3.3. Conduct and Consumer Protection (FCA Focus)

During an FCA audit, the focus will be on the firm’s conduct, particularly how it treats customers and the integrity of its market activities.

  • Fair Treatment of Customers: The FCA will assess whether your firm is treating customers fairly, offering appropriate products, and providing transparent information.

  • Market Integrity: The FCA will also look at whether your firm adheres to market integrity standards, including preventing market abuse, insider trading, and other forms of misconduct.

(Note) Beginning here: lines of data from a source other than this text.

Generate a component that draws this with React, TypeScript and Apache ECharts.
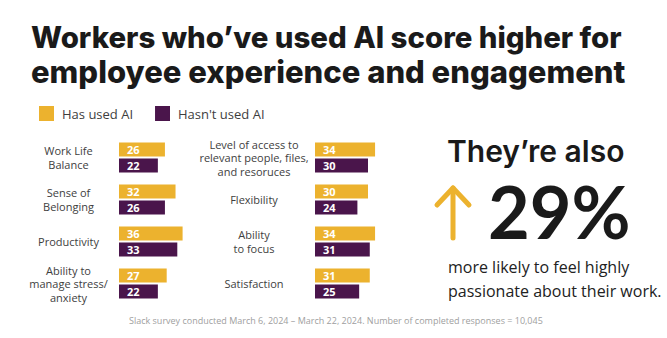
import React, { useEffect, useRef } from "react";
import * as echarts from "echarts";

const leftCategories = ["Work Life\nBalance", "Sense of\nBelonging", "Productivity", "Ability to\nmanage stress/\nanxiety"];
const leftUsed = [26, 32, 36, 27];
const leftNotUsed = [22, 26, 33, 22];

const rightCategories = ["Level of access to\nrelevant people, files,\nand resoruces", "Flexibility", "Ability\nto focus", "Satisfaction"];
const rightUsed = [34, 30, 34, 31];
const rightNotUsed = [30, 24, 31, 25];

const seriesNames = ["Has used AI", "Hasn't used AI"];
const titleLines = ["Workers who\u2019ve used AI score higher for", "employee experience and engagement"];
const calloutHead = "They\u2019re also";
const calloutValue = "29%";
const calloutBody = "more likely to feel highly\npassionate about their work.";
const footnote = "Slack survey conducted March 6, 2024 \u2013 March 22, 2024. Number of completed responses = 10,045";

const YELLOW = "#ECB22E";
const PURPLE = "#4A154B";
const FONT = "'Open Sans', 'Noto Sans', sans-serif";
const TITLE_FONT = "Inter, 'Noto Sans', sans-serif";

export default function App() {
  const ref = useRef<HTMLDivElement>(null);
  useEffect(() => {
    if (!ref.current) return;
    const chart = echarts.init(ref.current, null, { renderer: "svg" });
    const barLabel = {
      show: true,
      position: "insideLeft",
      distance: 8,
      color: "#fff",
      fontSize: 11,
      fontWeight: "bold",
      fontFamily: FONT,
    };
    const mkBar = (name: string, data: number[], color: string, idx: number) => ({
      type: "bar",
      name,
      data,
      xAxisIndex: idx,
      yAxisIndex: idx,
      barWidth: 14,
      barGap: "14%",
      itemStyle: { color },
      label: barLabel,
    });
    const yAxisBase = (data: string[], idx: number, margin: number) => ({
      type: "category",
      gridIndex: idx,
      data,
      inverse: true,
      axisLine: { show: false },
      axisTick: { show: false },
      axisLabel: {
        margin,
        align: "center",
        fontSize: 11,
        lineHeight: 13.5,
        color: "#3e3e3e",
        fontFamily: FONT,
      },
    });
    const xAxisBase = (idx: number) => ({
      type: "value",
      gridIndex: idx,
      min: 0,
      max: 60,
      show: false,
    });
    const titleRich = {
      fontFamily: TITLE_FONT,
      fontWeight: 800,
      lineHeight: 34,
      color: "#1a1a1a",
    };
    chart.setOption({
      animation: false,
      backgroundColor: "#fff",
      title: {
        text: `{a|${titleLines[0]}}\n{b|${titleLines[1]}}`,
        left: 31,
        top: 20,
        padding: 0,
        textStyle: {
          fontFamily: TITLE_FONT,
          fontSize: 29.5,
          fontWeight: 800,
          lineHeight: 34,
          color: "#1a1a1a",
          rich: {
            a: { ...titleRich, fontSize: 29.4 },
            b: { ...titleRich, fontSize: 31 },
          },
        },
      },
      legend: {
        data: seriesNames,
        left: 39,
        top: 106,
        padding: 0,
        icon: "rect",
        itemWidth: 15,
        itemHeight: 15,
        itemGap: 22,
        textStyle: { fontSize: 13, color: "#3e3e3e", fontFamily: FONT, padding: [0, 0, 0, 3] },
      },
      grid: [
        { left: 119, top: 136.5, width: 106, height: 168 },
        { left: 315, top: 136.5, width: 106, height: 168 },
      ],
      xAxis: [xAxisBase(0), xAxisBase(1)],
      yAxis: [yAxisBase(leftCategories, 0, 50.5), yAxisBase(rightCategories, 1, 61)],
      series: [
        mkBar(seriesNames[0], leftUsed, YELLOW, 0),
        mkBar(seriesNames[1], leftNotUsed, PURPLE, 0),
        mkBar(seriesNames[0], rightUsed, YELLOW, 1),
        mkBar(seriesNames[1], rightNotUsed, PURPLE, 1),
      ],
      graphic: [
        {
          type: "text",
          left: 447,
          top: 136,
          style: { text: calloutHead, fontSize: 30, lineHeight: 30, fontWeight: 600, fill: "#1a1a1a", fontFamily: TITLE_FONT },
        },
        {
          type: "text",
          left: 488,
          top: 175,
          style: { text: calloutValue, fontSize: 72, lineHeight: 56, fontWeight: "bold", fill: "#1a1a1a", fontFamily: "Lato, 'Open Sans', sans-serif" },
        },
        {
          type: "polyline",
          shape: { points: [[453, 238], [453, 188]] },
          style: { stroke: YELLOW, lineWidth: 5, lineCap: "round", fill: null },
        },
        {
          type: "polyline",
          shape: { points: [[437, 205], [453, 188], [469, 205]] },
          style: { stroke: YELLOW, lineWidth: 5, lineCap: "round", lineJoin: "round", fill: null },
        },
        {
          type: "text",
          left: 448,
          top: 255,
          style: { text: calloutBody, fontSize: 16, lineHeight: 24, fill: "#222", fontFamily: FONT },
        },
        {
          type: "text",
          left: 129,
          top: 316,
          style: { text: footnote, fontSize: 9, fill: "#a0a0a0", fontFamily: FONT },
        },
      ],
    });
    return () => chart.dispose();
  }, []);
  return (
    <div
      ref={ref}
      style={{ position: "fixed", left: 0, top: 0, width: 667, height: 338, background: "#fff" }}
    />
  );
}
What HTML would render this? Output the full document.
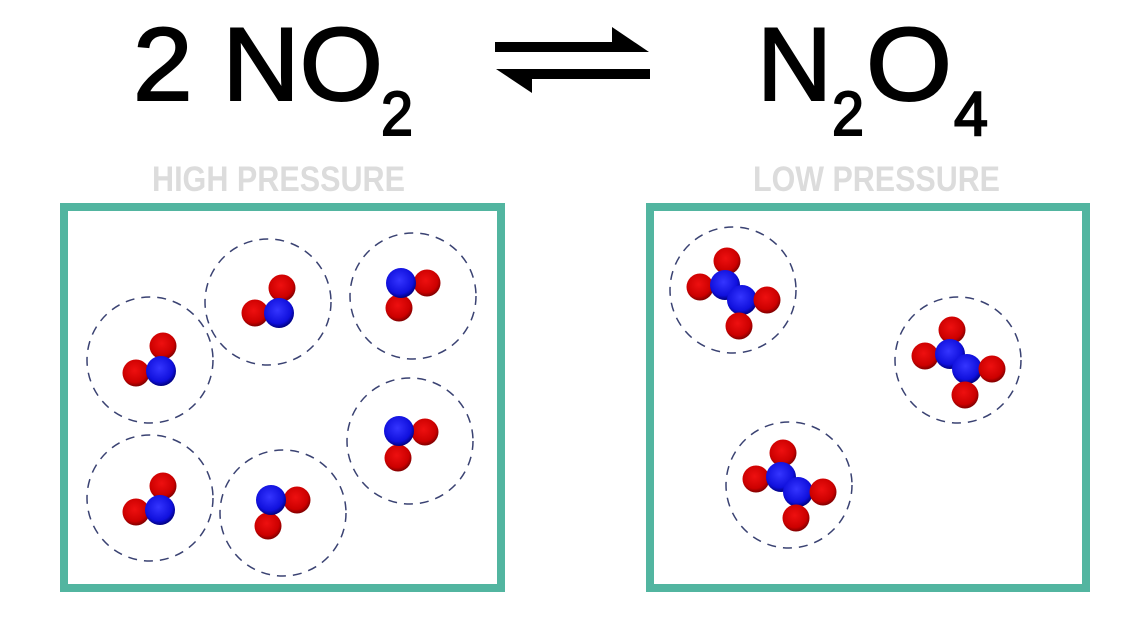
<!DOCTYPE html>
<html><head><style>html,body{margin:0;padding:0;background:#fff}svg{display:block}</style></head>
<body>
<svg width="1145" height="644" viewBox="0 0 1145 644" xmlns="http://www.w3.org/2000/svg" font-family="Liberation Sans, sans-serif">
<defs>
<radialGradient id="r" cx="0.45" cy="0.4" r="0.6"><stop offset="0" stop-color="#ee1010"/><stop offset="0.75" stop-color="#cc0000"/><stop offset="1" stop-color="#800000"/></radialGradient>
<radialGradient id="b" cx="0.45" cy="0.4" r="0.6"><stop offset="0" stop-color="#3535ff"/><stop offset="0.75" stop-color="#1010dd"/><stop offset="1" stop-color="#000080"/></radialGradient>
</defs>
<rect width="1145" height="644" fill="#fff"/>
<g stroke="#000" stroke-width="2">
<text x="133" y="100" font-size="104" textLength="250" lengthAdjust="spacingAndGlyphs">2 NO</text>
<text x="381" y="135" font-size="62" textLength="32" lengthAdjust="spacingAndGlyphs">2</text>
<text x="757" y="100" font-size="104" textLength="75" lengthAdjust="spacingAndGlyphs">N</text>
<text x="832" y="135" font-size="62" textLength="32" lengthAdjust="spacingAndGlyphs">2</text>
<text x="866" y="100" font-size="104" textLength="86" lengthAdjust="spacingAndGlyphs">O</text>
<text x="954" y="135" font-size="62" textLength="34" lengthAdjust="spacingAndGlyphs">4</text>
</g>
<rect x="495" y="42" width="125" height="10" fill="#000"/>
<polygon points="612,27 649,52 612,52" fill="#000"/>
<rect x="528" y="69" width="122" height="10" fill="#000"/>
<polygon points="532,69 496,69 532,93" fill="#000"/>
<text x="152" y="191" font-size="35" font-weight="bold" fill="#dcdcdc" textLength="253" lengthAdjust="spacingAndGlyphs">HIGH PRESSURE</text>
<text x="753" y="191" font-size="35" font-weight="bold" fill="#dcdcdc" textLength="247" lengthAdjust="spacingAndGlyphs">LOW PRESSURE</text>
<rect x="64" y="207" width="437" height="381" fill="none" stroke="#52b5a0" stroke-width="8"/>
<rect x="650" y="207" width="436" height="381" fill="none" stroke="#52b5a0" stroke-width="8"/>
<g fill="none" stroke="#3a4272" stroke-width="1.5" stroke-dasharray="9,7">
<circle cx="150" cy="360" r="63"/><circle cx="268" cy="302" r="63"/><circle cx="413" cy="296" r="63"/>
<circle cx="150" cy="498" r="63"/><circle cx="410" cy="441" r="63"/><circle cx="283" cy="513" r="63"/>
<circle cx="733" cy="290" r="63"/><circle cx="958" cy="360" r="63"/><circle cx="789" cy="485" r="63"/>
</g>
<g>
<circle cx="163" cy="346" r="13.5" fill="url(#r)"/><circle cx="136" cy="373" r="13.5" fill="url(#r)"/><circle cx="161" cy="371" r="15" fill="url(#b)"/>
<circle cx="282" cy="288" r="13.5" fill="url(#r)"/><circle cx="255" cy="313" r="13.5" fill="url(#r)"/><circle cx="279" cy="313" r="15" fill="url(#b)"/>
<circle cx="427" cy="283" r="13.5" fill="url(#r)"/><circle cx="399" cy="308" r="13.5" fill="url(#r)"/><circle cx="401" cy="283" r="15" fill="url(#b)"/>
<circle cx="163" cy="486" r="13.5" fill="url(#r)"/><circle cx="136" cy="512" r="13.5" fill="url(#r)"/><circle cx="160" cy="510" r="15" fill="url(#b)"/>
<circle cx="425" cy="432" r="13.5" fill="url(#r)"/><circle cx="398" cy="458" r="13.5" fill="url(#r)"/><circle cx="399" cy="431" r="15" fill="url(#b)"/>
<circle cx="297" cy="500" r="13.5" fill="url(#r)"/><circle cx="268" cy="526" r="13.5" fill="url(#r)"/><circle cx="271" cy="500" r="15" fill="url(#b)"/>

<circle cx="727" cy="261" r="13.5" fill="url(#r)"/><circle cx="700" cy="287" r="13.5" fill="url(#r)"/><circle cx="725" cy="285" r="15" fill="url(#b)"/><circle cx="742" cy="300" r="15" fill="url(#b)"/><circle cx="767" cy="300" r="13.5" fill="url(#r)"/><circle cx="739" cy="326" r="13.5" fill="url(#r)"/>
<circle cx="952" cy="330" r="13.5" fill="url(#r)"/><circle cx="925" cy="356" r="13.5" fill="url(#r)"/><circle cx="950" cy="354" r="15" fill="url(#b)"/><circle cx="967" cy="369" r="15" fill="url(#b)"/><circle cx="992" cy="369" r="13.5" fill="url(#r)"/><circle cx="965" cy="395" r="13.5" fill="url(#r)"/>
<circle cx="783" cy="453" r="13.5" fill="url(#r)"/><circle cx="756" cy="479" r="13.5" fill="url(#r)"/><circle cx="781" cy="477" r="15" fill="url(#b)"/><circle cx="798" cy="492" r="15" fill="url(#b)"/><circle cx="823" cy="492" r="13.5" fill="url(#r)"/><circle cx="796" cy="518" r="13.5" fill="url(#r)"/>
</g>
</svg>
</body></html>
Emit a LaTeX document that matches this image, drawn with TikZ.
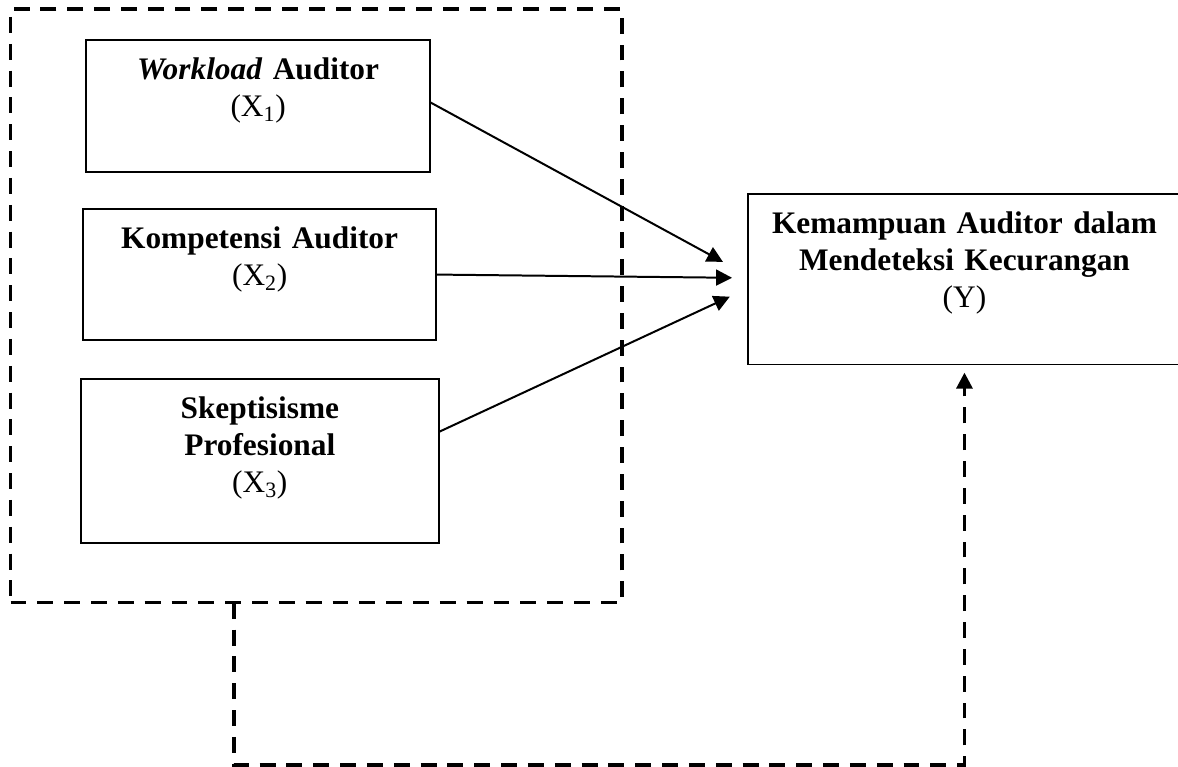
\documentclass[tikz,border=0pt]{standalone}
\usepackage{fontspec}
\setmainfont{Liberation Serif}
\usetikzlibrary{arrows.meta}

\begin{document}
\begin{tikzpicture}
    \tikzstyle{varbox} = [draw, line width=1.1pt, inner sep=0pt, outer sep=0pt, align=center, anchor=north west, text height=1.05cm, font=\fontsize{23.6}{27.75}\selectfont]
    \tikzstyle{group box} = [draw, line width=2.5pt, dash pattern=on 0.42cm off 0.29cm, inner sep=0pt, outer sep=0pt, anchor=north west]
    \tikzstyle{link} = [line width=1.5pt, -{Triangle[length=12pt, width=12pt]}]
    \tikzstyle{feedback} = [link, line width=2.5pt, dash pattern=on 0.42cm off 0.29cm]
    \useasboundingbox (0, 0) rectangle (31.17, -20.29);
    % independent variables
    \node[group box, minimum width=16.18cm, minimum height=15.71cm] (grp) at (0.28, -0.24) {};
    \node[varbox, text width=9.10cm, text depth=2.44cm] (x1) at (2.28, -1.06) {\textbf{\textit{Workload} Auditor}\\(X\textsubscript{1})};
    \node[varbox, text width=9.34cm, text depth=2.42cm] (x2) at (2.20, -5.53) {\textbf{Kompetensi Auditor}\\(X\textsubscript{2})};
    \node[varbox, text width=9.47cm, text depth=3.29cm] (x3) at (2.14, -10.03) {\textbf{Skeptisisme}\\\textbf{Profesional}\\(X\textsubscript{3})};
    % dependent variable
    \node[varbox, text width=11.46cm, text depth=3.47cm] (y) at (19.79, -5.13) {\textbf{Kemampuan Auditor dalam}\\\textbf{Mendeteksi Kecurangan}\\(Y)};
    \draw[link] ([yshift=0.1cm]x1.east) -- ([xshift=-0.66cm, yshift=0.46cm]y.west);
    \draw[link] (x2.east) -- ([xshift=-0.42cm, yshift=0.04cm]y.west);
    \draw[link] ([yshift=0.77cm]x3.east) -- ([xshift=-0.48cm, yshift=-0.46cm]y.west);
    \draw[feedback] ([xshift=5.91cm]grp.south west) -- ++(0, -4.29) -| ([yshift=-0.21cm]y.south);
\end{tikzpicture}
\end{document}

3.4. Compliance with Financial Crime Regulations

Both regulators will focus on your firm’s anti-money laundering (AML) and counter-terrorist financing (CTF) controls. Ensure your firm has:

  • AML and CTF Policies: Robust, up-to-date policies to prevent money laundering and the financing of terrorism.

  • Customer Due Diligence (CDD): Comprehensive CDD processes to identify and verify the identity of customers and monitor transactions for suspicious activity.

Bringing It All Together:
Mastering the FCA and PRA Regulatory Audit

Passing an FCA and PRA regulatory audit with ease is possible if your firm prepares adequately, maintains a culture of compliance, and ensures that all policies and procedures are up to date. By adopting a proactive approach, conducting regular internal audits, and preparing your team for interviews and site visits, you can minimise the risk of compliance issues and navigate the audit process smoothly.

Remember, the goal is not just to pass the audit, but to create an environment in which compliance and risk management are central to the firm’s operations. This ensures long-term regulatory success, protects your firm’s reputation, and enhances consumer trust in your business.

By following these guidelines, firms can confidently face FCA and PRA audits, secure in the knowledge that they are meeting regulatory requirements and operating in a compliant and ethical manner.